Poster
Adapting Vehicle Detectors for Aerial Imagery to Unseen Domains with Weak Supervision
Xiao Fang · Minhyek Jeon · Zheyang Qin · Stanislav Panev · Celso de Melo · Shuowen Hu · Shayok Chakraborty · Fernando De la Torre
Detecting vehicles in aerial imagery is a critical task with applications in traffic monitoring, urban planning, and defense intelligence. Deep learning methods have provided state-of-the-art (SOTA) results for this application. However, a significant challenge arises when models trained on data from one geographic region fail to generalize effectively to other areas.
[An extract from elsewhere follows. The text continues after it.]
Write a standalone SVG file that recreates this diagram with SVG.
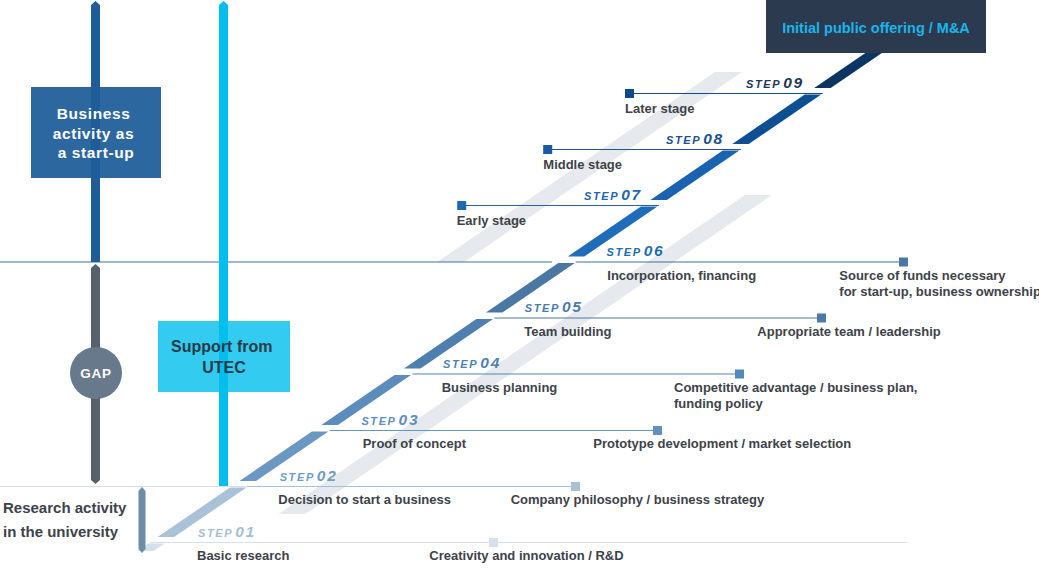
<svg xmlns="http://www.w3.org/2000/svg" width="1039" height="568" viewBox="0 0 1039 568">
<style>
.lbl{font-family:"Liberation Sans",Arial,sans-serif;font-weight:bold;font-size:13px;fill:#3d4249}
.st{font-family:"Liberation Sans",Arial,sans-serif;font-style:italic}
.st .w{font-size:11px;letter-spacing:1.6px;font-weight:bold}
.st .n{font-size:15.5px;letter-spacing:1.8px;font-weight:bold}
.gray{fill:#e6e9ed}
.ln{fill:none;stroke-width:1.2}
</style>
<rect width="1039" height="568" fill="#ffffff"/>
<g id="background-bands">
<polygon class="gray" points="715,72 742,72 464.1,262 437.1,262"/>
<polygon class="gray" points="745,195 772,195 305.5,514 278.5,514"/>
</g>
<g id="connectors">
<line class="ln" x1="629.5" y1="93.5" x2="822.7" y2="93.5" stroke="#114a8b"/>
<line class="ln" x1="547.7" y1="149.5" x2="740.8" y2="149.5" stroke="#1a56a0"/>
<line class="ln" x1="461.7" y1="205.5" x2="658.9" y2="205.5" stroke="#1f64b0"/>
<line class="ln" x1="0" y1="262" x2="552" y2="262" stroke="#3c72a3"/>
<line class="ln" x1="575.6" y1="262" x2="903.5" y2="262" stroke="#3c72a3"/>
<line class="ln" x1="494.4" y1="318" x2="821.5" y2="318" stroke="#4a7aa8"/>
<line class="ln" x1="412.5" y1="374" x2="739.5" y2="374" stroke="#4f86bb"/>
<line class="ln" x1="329.8" y1="430.5" x2="657.5" y2="430.5" stroke="#6796c2"/>
<line class="ln" x1="0" y1="486.5" x2="247" y2="486.5" stroke="#d9dee5"/>
<line class="ln" x1="247" y1="486.5" x2="575.5" y2="486.5" stroke="#a6c0d8"/>
<line class="ln" x1="150" y1="542.5" x2="907" y2="542.5" stroke="#d6e1eb"/>
</g>
<g id="staircase">
<polygon points="137.1,551 153.6,551 164.6,543.5 148.1,543.5" fill="#d3e0eb"/>
</g>
<g id="step01">
<polygon points="230.0,487.5 246.5,487.5 174.1,537 157.6,537" fill="#a9c2d7"/>
<rect x="489" y="538" width="9" height="9" fill="#d5e2ed"/>
<text class="st" x="198" y="536.5" fill="#a7bdd2"><tspan class="w">STEP</tspan><tspan class="n" dx="2">01</tspan></text>
<text class="lbl" x="197" y="559.5">Basic research</text>
<text class="lbl" x="429.3" y="559.5">Creativity and innovation / R&amp;D</text>
</g>
<g id="step02">
<polygon points="311.9,431.5 328.4,431.5 256.0,481 239.5,481" fill="#6a98c2"/>
<rect x="571" y="482" width="9" height="9" fill="#a9c1d6"/>
<text class="st" x="279.7" y="480.5" fill="#6f9cc6"><tspan class="w">STEP</tspan><tspan class="n" dx="2">02</tspan></text>
<text class="lbl" x="278.3" y="503.5">Decision to start a business</text>
<text class="lbl" x="510.7" y="503.5">Company philosophy / business strategy</text>
</g>
<g id="step03">
<polygon points="394.5,375 411.0,375 337.9,425 321.4,425" fill="#5b8cbb"/>
<rect x="653" y="426" width="9" height="9" fill="#5f92c0"/>
<text class="st" x="361.4" y="424.5" fill="#5b8ec2"><tspan class="w">STEP</tspan><tspan class="n" dx="2">03</tspan></text>
<text class="lbl" x="362.7" y="447.5">Proof of concept</text>
<text class="lbl" x="593.3" y="447.5">Prototype development / market selection</text>
</g>
<g id="step04">
<polygon points="476.4,319 492.9,319 420.5,368.5 404.0,368.5" fill="#4d80b0"/>
<rect x="735" y="369.5" width="9" height="9" fill="#4f88bf"/>
<text class="st" x="443.1" y="368" fill="#4f82b4"><tspan class="w">STEP</tspan><tspan class="n" dx="2">04</tspan></text>
<text class="lbl" x="441.7" y="391.5">Business planning</text>
<text class="lbl" x="674" y="391.5">Competitive advantage / business plan,</text>
<text class="lbl" x="674" y="407.5">funding policy</text>
</g>
<g id="step05">
<polygon points="558.3,263 574.8,263 502.4,312.5 485.9,312.5" fill="#4a78a3"/>
<rect x="817" y="313.5" width="9" height="9" fill="#4a7aa8"/>
<text class="st" x="524.8" y="312" fill="#4b7bab"><tspan class="w">STEP</tspan><tspan class="n" dx="2">05</tspan></text>
<text class="lbl" x="524.3" y="335.5">Team building</text>
<text class="lbl" x="757.3" y="335.5">Appropriate team / leadership</text>
</g>
<g id="step06">
<polygon points="640.9,206.5 657.4,206.5 584.3,256.5 567.8,256.5" fill="#1f6db9"/>
<rect x="899" y="257.5" width="9" height="9" fill="#4a78a4"/>
<text class="st" x="606.5" y="256" fill="#1f6cb6"><tspan class="w">STEP</tspan><tspan class="n" dx="2">06</tspan></text>
<text class="lbl" x="607.3" y="279.5">Incorporation, financing</text>
<text class="lbl" x="839.3" y="279.5">Source of funds necessary</text>
<text class="lbl" x="839.3" y="295.7">for start-up, business ownership</text>
</g>
<g id="step07">
<polygon points="722.8,150.5 739.3,150.5 666.9,200 650.4,200" fill="#1b63b0"/>
<rect x="457.2" y="201" width="9" height="9" fill="#1f68b5"/>
<text class="st" x="584" y="199.5" fill="#2066b0"><tspan class="w">STEP</tspan><tspan class="n" dx="2">07</tspan></text>
<text class="lbl" x="456.7" y="225">Early stage</text>
</g>
<g id="step08">
<polygon points="804.7,94.5 821.2,94.5 748.8,144 732.3,144" fill="#0d4f93"/>
<rect x="543.2" y="145" width="9" height="9" fill="#1a5aa3"/>
<text class="st" x="666" y="143.5" fill="#1b4f8e"><tspan class="w">STEP</tspan><tspan class="n" dx="2">08</tspan></text>
<text class="lbl" x="543.3" y="169">Middle stage</text>
</g>
<g id="step09">
<polygon points="877.1,45 893.6,45 830.7,88 814.2,88" fill="#0b3563"/>
<rect x="625" y="89" width="9" height="9" fill="#0e4a8a"/>
<text class="st" x="746" y="87.5" fill="#1d3557"><tspan class="w">STEP</tspan><tspan class="n" dx="2">09</tspan></text>
<text class="lbl" x="625" y="112.7">Later stage</text>
</g>
<g id="ipo">
<rect x="766" y="0" width="220" height="53" fill="#2b3a4f"/>
<text x="876" y="32.5" text-anchor="middle" font-family="'Liberation Sans',Arial,sans-serif" font-weight="bold" font-size="14.5" fill="#19b5e8">Initial public offering / M&amp;A</text>
</g>
<g id="startup-bar">
<polygon points="91,5 95.5,1 100,5 100,262 91,262" fill="#1f5d99"/>
<rect x="31" y="87" width="130" height="91" fill="#1f5d99" fill-opacity="0.94"/>
<text font-family="'Liberation Sans',Arial,sans-serif" font-weight="bold" font-size="15.5" letter-spacing="0.6" fill="#ffffff" text-anchor="middle">
<tspan x="96" y="119">Business</tspan>
<tspan x="96" y="138.5">activity as</tspan>
<tspan x="96" y="158">a start-up</tspan>
</text>
</g>
<g id="gap">
<polygon points="91,268 95.5,264 100,268 100,480 95.5,484 91,480" fill="#56616c"/>
<circle cx="96" cy="373" r="26" fill="#67798a"/>
<text x="96" y="378" text-anchor="middle" font-family="'Liberation Sans',Arial,sans-serif" font-weight="bold" font-size="13.5" letter-spacing="0.8" fill="#ffffff">GAP</text>
</g>
<g id="utec">
<polygon points="219,5 223.5,1 228,5 228,486 219,486" fill="#00bfee"/>
<rect x="158" y="321" width="132" height="71" fill="#00bfec" fill-opacity="0.8"/>
<text font-family="'Liberation Sans',Arial,sans-serif" font-weight="bold" font-size="16" fill="#2a3a4a" text-anchor="middle">
<tspan x="224" y="352">Support from</tspan>
<tspan x="224" y="372.5">UTEC</tspan>
</text>
</g>
<g id="research">
<polygon points="138.5,491 142,487 145.5,491 145.5,549 142,553 138.5,549" fill="#6f8ca6"/>
<text font-family="'Liberation Sans',Arial,sans-serif" font-weight="bold" font-size="15" fill="#3d4249">
<tspan x="3" y="513.3">Research activity</tspan>
<tspan x="3" y="536.7">in the university</tspan>
</text>
</g>
</svg>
Variability in factors such as environmental conditions, urban layouts, road networks, vehicle types, and image acquisition parameters (e.g., resolution, lighting, and angle) leads to domain shifts that degrade model performance. This paper presents a novel approach to address this challenging problem by leveraging generative AI for the high-quality synthesis of aerial images and corresponding labels to enhance detector training through data augmentation. Our key contribution is the development of a multi-stage, multi-modal knowledge transfer framework utilizing fine-tuned latent diffusion models (LDMs) to mitigate the distribution gap between the source and target environments. Through extensive experiments across diverse aerial imagery domains, we demonstrate significant performance gains (more than 40% in some cases) over existing domain adaptation and weakly supervised learning methods. Our method also outperforms the baseline detectors trained on a source dataset by 4-12%. Furthermore, we introduce two newly annotated aerial datasets from New Zealand and Utah, which along with the code will be publicly released upon paper acceptance to support further research in this field.